Rewrite is built on Hunyuan Worldplay 1.5 as the core model, which generates environments in real time from initial images or text prompts. On the frontend, a mobile phone mounted on the VR headset uses its built-in IMU sensors to track the teacher’s position and head orientation. These signals are transformed into model-interpretable movement commands, such as WASD and directional inputs. The VR experience is implemented in Unity using C#. Python handles model inference, while a TypeScript backend connects visual context to audio generation with Suno AI. The system continuously generates the next video frame, with user movements influencing the prompt stream in real time.

Challenges we ran into

Getting streaming to work across all components while maintaining performance was a major challenge. Our initial inference ran at around 1 fps even on an NVIDIA DGX Spark. To reach real-time performance, we deployed the model on Modal using H200 GPUs x4, with tensor parallelism and applied extensive low-level optimizations, including using splitting frames into chunks, FlashAttention, SageAttention, etc. In the end, we achieved the inference speed of 12 fps, which is enough for real-time streaming. We also encountered networking issues when connecting to NVIDIA DGX in the beginning, which we ultimately resolved by using Tailscale to connect machines across subnets.

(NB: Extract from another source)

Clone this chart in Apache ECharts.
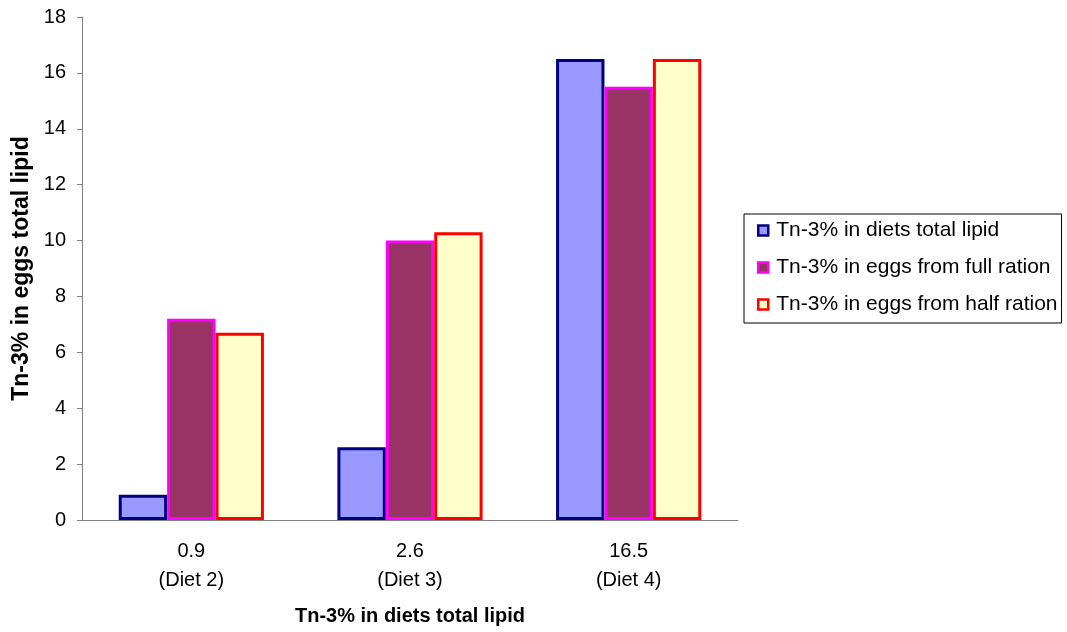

Accomplishments that we're proud of

We're proud of achieving real-time performance. Going from 1 fps to a 12 fps, explorable experience was a big technical challenge. Successfully implementing the streaming architecture between all our components (video generation, audio synthesis, VR rendering, and user controls) was another major accomplishment that required careful coordination and optimization.

What we learned

This project gave us deep insights into streaming video and audio at scale, and we learned a lot about running extremely compute-intensive ML models in production-like environments. We gained hands-on experience with the practical challenges of real-time generative AI.

What's next for Rewrite

We want to give users even more control over their worlds. Our next steps include allowing users to directly prompt the environment in real-time with custom commands and integrating VR motion tracking directly with the world controls, so head movements and hand gestures can influence exploration. The goal is to create a fully interactive platform where anyone can explore and shape the worlds they imagine.